> [Work to complete]: Print exactly the lines from the first one down to the line containing "(itemsType) at (317,250)", both ends included, with no pictures and nothing else.

> [Dataset content]:
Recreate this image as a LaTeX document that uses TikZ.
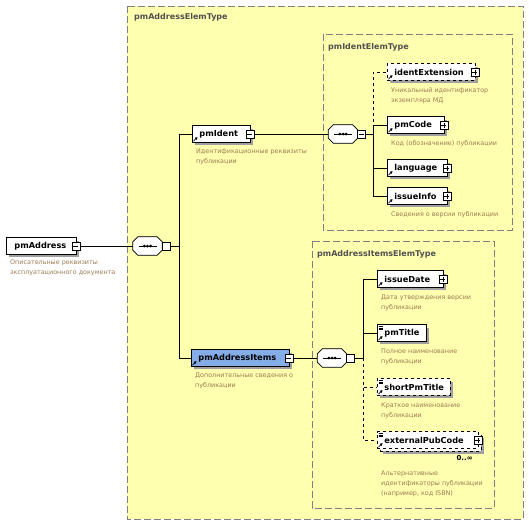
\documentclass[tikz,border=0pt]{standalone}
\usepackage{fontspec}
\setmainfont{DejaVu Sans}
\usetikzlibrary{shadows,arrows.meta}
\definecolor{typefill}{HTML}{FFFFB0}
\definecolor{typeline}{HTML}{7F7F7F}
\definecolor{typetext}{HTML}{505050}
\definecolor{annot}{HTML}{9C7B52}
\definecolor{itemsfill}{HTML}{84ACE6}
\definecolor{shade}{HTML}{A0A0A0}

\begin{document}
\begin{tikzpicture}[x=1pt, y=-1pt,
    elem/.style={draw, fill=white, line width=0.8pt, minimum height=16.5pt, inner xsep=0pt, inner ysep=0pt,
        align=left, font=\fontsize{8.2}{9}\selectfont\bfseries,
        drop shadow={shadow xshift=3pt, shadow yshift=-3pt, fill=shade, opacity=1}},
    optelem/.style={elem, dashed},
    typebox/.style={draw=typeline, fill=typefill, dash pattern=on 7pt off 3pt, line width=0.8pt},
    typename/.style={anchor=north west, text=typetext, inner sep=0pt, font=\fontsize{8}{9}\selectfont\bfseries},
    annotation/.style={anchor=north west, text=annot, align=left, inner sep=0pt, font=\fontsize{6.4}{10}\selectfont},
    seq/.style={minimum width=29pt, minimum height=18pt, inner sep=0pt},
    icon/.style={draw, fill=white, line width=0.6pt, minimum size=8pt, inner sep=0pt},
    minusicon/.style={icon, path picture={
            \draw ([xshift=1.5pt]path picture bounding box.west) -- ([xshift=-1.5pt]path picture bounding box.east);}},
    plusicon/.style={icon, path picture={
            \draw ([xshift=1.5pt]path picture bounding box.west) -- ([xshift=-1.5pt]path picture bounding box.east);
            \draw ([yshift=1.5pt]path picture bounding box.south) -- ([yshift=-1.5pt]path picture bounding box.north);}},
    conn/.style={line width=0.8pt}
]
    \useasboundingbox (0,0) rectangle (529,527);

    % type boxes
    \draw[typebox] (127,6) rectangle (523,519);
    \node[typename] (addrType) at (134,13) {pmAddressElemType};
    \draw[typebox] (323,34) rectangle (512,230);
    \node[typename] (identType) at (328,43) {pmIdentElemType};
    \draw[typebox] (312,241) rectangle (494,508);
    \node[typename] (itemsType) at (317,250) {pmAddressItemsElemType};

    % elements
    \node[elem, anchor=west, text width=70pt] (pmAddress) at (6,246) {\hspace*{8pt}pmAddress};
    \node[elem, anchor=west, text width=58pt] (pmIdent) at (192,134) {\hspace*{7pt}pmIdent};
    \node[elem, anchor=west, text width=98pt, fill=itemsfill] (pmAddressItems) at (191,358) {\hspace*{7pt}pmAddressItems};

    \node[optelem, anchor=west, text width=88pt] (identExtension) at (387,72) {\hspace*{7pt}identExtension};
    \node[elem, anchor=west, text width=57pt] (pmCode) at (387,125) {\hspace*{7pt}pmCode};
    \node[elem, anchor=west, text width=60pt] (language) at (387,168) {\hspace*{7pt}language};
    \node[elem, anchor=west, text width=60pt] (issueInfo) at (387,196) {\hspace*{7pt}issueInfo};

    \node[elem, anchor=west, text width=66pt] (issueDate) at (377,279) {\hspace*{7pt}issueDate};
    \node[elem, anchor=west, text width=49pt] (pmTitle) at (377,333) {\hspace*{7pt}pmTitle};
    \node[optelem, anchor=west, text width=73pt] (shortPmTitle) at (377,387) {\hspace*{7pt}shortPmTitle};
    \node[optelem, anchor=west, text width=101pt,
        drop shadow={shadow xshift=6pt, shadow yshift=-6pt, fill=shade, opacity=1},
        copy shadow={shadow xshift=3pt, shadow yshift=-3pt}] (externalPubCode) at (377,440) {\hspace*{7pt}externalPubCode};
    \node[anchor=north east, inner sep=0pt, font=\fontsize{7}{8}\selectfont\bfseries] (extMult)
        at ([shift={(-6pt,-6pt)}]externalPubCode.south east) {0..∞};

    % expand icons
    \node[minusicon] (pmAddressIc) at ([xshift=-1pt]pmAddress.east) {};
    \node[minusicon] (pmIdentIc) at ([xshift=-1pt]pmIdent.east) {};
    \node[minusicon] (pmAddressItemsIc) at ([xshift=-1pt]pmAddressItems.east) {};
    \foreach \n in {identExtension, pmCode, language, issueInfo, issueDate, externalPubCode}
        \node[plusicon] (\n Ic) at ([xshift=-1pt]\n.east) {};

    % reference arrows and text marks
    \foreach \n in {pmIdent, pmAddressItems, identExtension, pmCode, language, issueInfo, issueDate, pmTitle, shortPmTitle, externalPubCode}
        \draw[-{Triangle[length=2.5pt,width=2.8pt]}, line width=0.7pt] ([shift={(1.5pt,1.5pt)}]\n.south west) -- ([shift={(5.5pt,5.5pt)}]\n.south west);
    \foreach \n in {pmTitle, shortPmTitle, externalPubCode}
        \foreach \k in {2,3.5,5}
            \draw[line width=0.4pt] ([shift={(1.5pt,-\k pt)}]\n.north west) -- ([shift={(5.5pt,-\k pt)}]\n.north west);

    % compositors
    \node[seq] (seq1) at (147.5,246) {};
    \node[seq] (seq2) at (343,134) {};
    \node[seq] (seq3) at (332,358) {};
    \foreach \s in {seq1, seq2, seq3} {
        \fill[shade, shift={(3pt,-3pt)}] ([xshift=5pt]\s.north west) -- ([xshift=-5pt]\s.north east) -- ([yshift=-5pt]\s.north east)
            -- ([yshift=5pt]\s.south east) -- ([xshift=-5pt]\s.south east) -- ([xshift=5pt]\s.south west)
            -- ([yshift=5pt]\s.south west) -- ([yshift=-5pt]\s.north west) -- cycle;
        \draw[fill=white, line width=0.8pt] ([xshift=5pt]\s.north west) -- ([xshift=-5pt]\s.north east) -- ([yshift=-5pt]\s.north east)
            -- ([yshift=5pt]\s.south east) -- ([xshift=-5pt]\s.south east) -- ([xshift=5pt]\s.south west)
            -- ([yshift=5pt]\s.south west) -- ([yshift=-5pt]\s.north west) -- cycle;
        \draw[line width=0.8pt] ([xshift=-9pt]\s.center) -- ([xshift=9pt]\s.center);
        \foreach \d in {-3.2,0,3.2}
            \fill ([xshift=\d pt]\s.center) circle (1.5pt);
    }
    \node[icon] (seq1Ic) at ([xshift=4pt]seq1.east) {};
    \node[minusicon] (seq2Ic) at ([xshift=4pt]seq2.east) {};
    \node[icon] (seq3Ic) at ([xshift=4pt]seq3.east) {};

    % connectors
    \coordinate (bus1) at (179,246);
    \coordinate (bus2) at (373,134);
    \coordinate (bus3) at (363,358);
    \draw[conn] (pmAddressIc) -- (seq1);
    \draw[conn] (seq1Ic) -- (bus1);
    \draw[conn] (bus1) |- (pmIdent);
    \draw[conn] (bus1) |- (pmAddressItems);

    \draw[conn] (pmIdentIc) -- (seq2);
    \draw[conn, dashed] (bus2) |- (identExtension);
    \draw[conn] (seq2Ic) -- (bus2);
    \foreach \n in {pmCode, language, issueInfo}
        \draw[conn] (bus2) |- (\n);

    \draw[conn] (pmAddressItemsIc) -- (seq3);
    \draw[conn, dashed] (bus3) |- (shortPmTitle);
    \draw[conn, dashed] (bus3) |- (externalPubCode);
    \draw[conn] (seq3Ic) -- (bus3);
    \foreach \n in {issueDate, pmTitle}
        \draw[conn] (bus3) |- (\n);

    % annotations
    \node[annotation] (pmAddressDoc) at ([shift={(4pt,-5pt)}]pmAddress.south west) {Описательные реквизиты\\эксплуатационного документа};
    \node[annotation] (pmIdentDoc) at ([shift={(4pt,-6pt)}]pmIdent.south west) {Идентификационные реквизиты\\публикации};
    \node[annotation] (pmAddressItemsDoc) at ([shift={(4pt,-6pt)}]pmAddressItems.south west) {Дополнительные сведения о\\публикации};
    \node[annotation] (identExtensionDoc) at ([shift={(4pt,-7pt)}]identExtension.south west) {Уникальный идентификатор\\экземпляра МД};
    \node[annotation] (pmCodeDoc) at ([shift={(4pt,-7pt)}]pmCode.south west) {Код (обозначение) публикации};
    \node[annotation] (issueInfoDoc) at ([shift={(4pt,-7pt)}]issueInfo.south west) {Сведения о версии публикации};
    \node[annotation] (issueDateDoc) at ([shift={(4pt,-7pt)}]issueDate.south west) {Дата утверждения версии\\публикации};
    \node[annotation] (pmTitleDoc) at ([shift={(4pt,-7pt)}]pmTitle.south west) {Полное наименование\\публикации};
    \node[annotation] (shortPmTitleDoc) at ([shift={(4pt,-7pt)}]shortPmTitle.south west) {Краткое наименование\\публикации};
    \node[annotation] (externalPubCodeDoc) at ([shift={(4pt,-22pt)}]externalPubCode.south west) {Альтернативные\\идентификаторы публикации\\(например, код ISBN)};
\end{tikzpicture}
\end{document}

> [Answer to this problem]:
Recreate this image as a LaTeX document that uses TikZ.
\documentclass[tikz,border=0pt]{standalone}
\usepackage{fontspec}
\setmainfont{DejaVu Sans}
\usetikzlibrary{shadows,arrows.meta}
\definecolor{typefill}{HTML}{FFFFB0}
\definecolor{typeline}{HTML}{7F7F7F}
\definecolor{typetext}{HTML}{505050}
\definecolor{annot}{HTML}{9C7B52}
\definecolor{itemsfill}{HTML}{84ACE6}
\definecolor{shade}{HTML}{A0A0A0}

\begin{document}
\begin{tikzpicture}[x=1pt, y=-1pt,
    elem/.style={draw, fill=white, line width=0.8pt, minimum height=16.5pt, inner xsep=0pt, inner ysep=0pt,
        align=left, font=\fontsize{8.2}{9}\selectfont\bfseries,
        drop shadow={shadow xshift=3pt, shadow yshift=-3pt, fill=shade, opacity=1}},
    optelem/.style={elem, dashed},
    typebox/.style={draw=typeline, fill=typefill, dash pattern=on 7pt off 3pt, line width=0.8pt},
    typename/.style={anchor=north west, text=typetext, inner sep=0pt, font=\fontsize{8}{9}\selectfont\bfseries},
    annotation/.style={anchor=north west, text=annot, align=left, inner sep=0pt, font=\fontsize{6.4}{10}\selectfont},
    seq/.style={minimum width=29pt, minimum height=18pt, inner sep=0pt},
    icon/.style={draw, fill=white, line width=0.6pt, minimum size=8pt, inner sep=0pt},
    minusicon/.style={icon, path picture={
            \draw ([xshift=1.5pt]path picture bounding box.west) -- ([xshift=-1.5pt]path picture bounding box.east);}},
    plusicon/.style={icon, path picture={
            \draw ([xshift=1.5pt]path picture bounding box.west) -- ([xshift=-1.5pt]path picture bounding box.east);
            \draw ([yshift=1.5pt]path picture bounding box.south) -- ([yshift=-1.5pt]path picture bounding box.north);}},
    conn/.style={line width=0.8pt}
]
    \useasboundingbox (0,0) rectangle (529,527);

    % type boxes
    \draw[typebox] (127,6) rectangle (523,519);
    \node[typename] (addrType) at (134,13) {pmAddressElemType};
    \draw[typebox] (323,34) rectangle (512,230);
    \node[typename] (identType) at (328,43) {pmIdentElemType};
    \draw[typebox] (312,241) rectangle (494,508);
    \node[typename] (itemsType) at (317,250) {pmAddressItemsElemType};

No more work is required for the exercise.